Thirdly, the matzah also had to be pierced. The body of Jesus was pierced twice at His crucifixion: first, by the nails in His wrists and feet (John 19:17-18), and second by the spear in His side (Yochanan 18:34 and 37). Zechariah 12:10 prophesied about the day when all the Jews still living at the end of the Great Tribulation will say: They will look upon Me, the one they have pierced, mourn for Him as one mourns for an only child.1401

From ancient times to the present day, Jews have traditionally celebrated the Seder by focusing at one point on a special bag called the matzah tash. It is one bag with three separate pockets, with a piece of unleavened matzah in each pocket. At the beginning of the Seder, the middle matzah is taken out of its pocket and broken in half. The larger half is wrapped in a white linen cloth and goes back into the matzah tash; the smaller half becomes very important and is even given a special name, the afikoman. It is then wrapped in a napkin or pouch and subsequently hidden from the sight of others by one of the Seder participants.

After the meal is over, during part of the haggadah called Tzafun (which means hidden), those present search for the hidden matzah. Today, the search for the hidden afikoman is one of the highlights for children and grandchildren at the Seder. When discovered, it is unwrapped, broken into small pieces the size of an olive, and distributed for all to eat. Biblical and linguistic scholars are not exactly sure of the origin of the word afikoman, although it is usually translated dessert or it comes last. It is noteworthy that John the Baptist uses the same form of the word when he called his followers to look for one coming after him, Yeshua the Meshiach (Mattityahu 3:11).

Unbeknownst to the modern Jew, the matzah tash symbolizes the three persons of the Trinity. The middle matzah is taken out, broken, and wrapped in a white linen cloth. The breaking of the matzah points to the broken body of Christ, unleavened, striped and pierced. When He was removed from the cross, He was also placed in linen cloth for a while (Luke 23:52-53). When the middle matzah is hidden for a while, it symbolizes the three days He spent in the tomb. The afikoman is the only Greek word in the Seder, and means He came. It is in the first person, singular. If the afikoman was already established as a traditional element of the Seder prior to the first century, then Yeshua was using a well-known ceremony to illustrate some new truth about His ministry as Meshiach. Or He might have created the ceremony for the first time at this Seder. But whatever its origin, the afikoman ceremony undeniably pictures the ministry of MessiahHis appearance (leaving the matzah tash as in Micah 5:2), His death (broken for our sins as in Isaiah 53:10) and His resurrection (the reappearance at the end of the Seder as in Isaiah 53:10).1402

So while they were eating Jesus took a piece of matzah, gave thanks and broke it, and gave it to His apostles.
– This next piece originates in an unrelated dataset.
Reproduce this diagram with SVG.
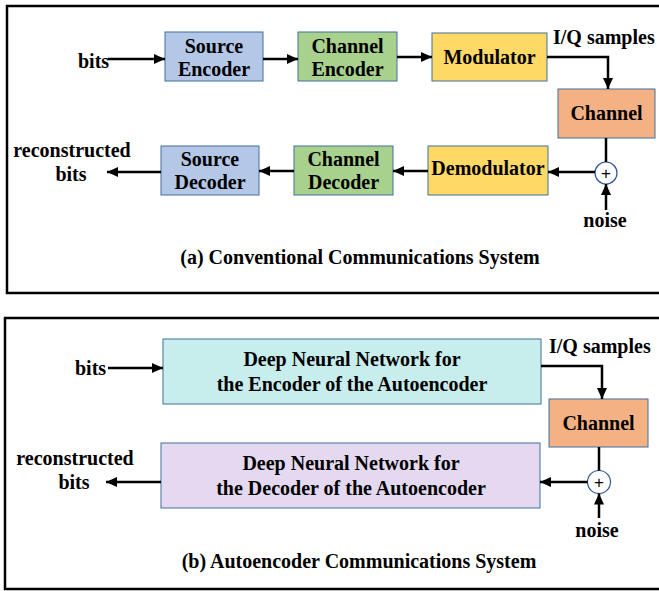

Up to this point, they probably didn’t regard this as anything different than what they had celebrated at every Passover. But then He said something that must have shocked them greatly: Take and eat, this is My body, which is given for you. They began to eat the matzah but they were confused because this was an abrupt departure from the Passover Seder. Do this in remembrance of Me (Matthew 26:26; Mark 14:22; Luke 22:19; First Cor 11:23-24). Now they were guessing. He wanted them to do this, again and again and again, after He had gone to wherever He was going? But they didn’t understand that part yet.

The slaying of the lamb was the procedure until 70 AD, but then it changed. In that year the Jewish Temple was destroyed and it was no longer possible to offer up a sacrifice. No more Temple, no more priesthood. Among most Jews today lamb is forbidden and a substitute meat is used like roasted chicken. There is, however, a continuation of the practice of eating unleavened bread with a total removal of leaven from the home. From then on the Passover meal was eaten with unleavened bread and bitter herbs. As Jewish practice developed over the centuries, the unleavened bread, more and more, became the most important symbol for the Passover because the lamb was no longer there. Eventually, a little piece of unleavened bread known as the afikomen was eaten at Pesach as a symbolic reminder of the Passover lamb. In some Jewish traditions, as they eat that little piece of unleavened bread they say, “In memory of the Passover lamb that was eaten when the Temple stood.”

According to Jewish law, a Jew may not even own leaven during the Passover season. But this law created problems for a storekeeper who might own a lot of leavened goods and would suffer great financial loss if he had to destroy all of his leaven. To protect the storekeeper, the rabbis permitted him to sell his leaven to a Gentile temporarily and buy it back after Pesach. The sale itself must be unconditional and the buyer must be free to use it, to sell it, to donate it, or to destroy it. Normally, they would get a Gentile who was friendly to the Jew and did not do so but kept it until Pesach was over and then sold it back. The selling price would be quite minimal. For instance, in Israel some orthodox Jews sell all their leaven to an Arab for one dollar, and after the Passover pay the Arab one dollar and buy back all of the leaven. For a period of eight days that Arab owns all the leaven in that Jewish man’s shop. Although it is obviously only legal fiction, it is still considered, under Jewish law, a legal sale. The only difference between this sale and any other sale is one of knowledge in that the seller of the leaven knows that the Gentile will sell it back to him after the Passover. According to Jewish thinking, this knowledge in no way mars or interferes with the legal validity of that sale.1403

Therefore, in modern Judaism, the rabbis have developed practices over the years that point to the Messiah without them even realizing it. A prime example of this is the Afikoman ceremony. The origin of this ceremony is based upon the Oral Law (see EiThe Oral Law), of the rabbis that said that there was no dessert to be eaten after dinner because the Passover lamb was to be the last thing that was eaten. But after 70 AD there was no longer any Pesach lamb, so the afikomen became its symbolic reminder. Because the Passover lamb was to be the last thing eaten, now the afikoman is the last thing eaten. The rules that applied to Pesach lamb now apply to the afikoman.

The word remembrance is the key element throughout the Passover (First Corinthians 11:23-24). The Matzah is a remembrance of the One who came for us. Communion as practiced by believers today is not something new, but the fulfillment of the details of the Pesach Seder. And while the matzah is symbolic, the symbolism is significant. A symbol of the sinless life of the Messiah, the perfect payment for our redemption.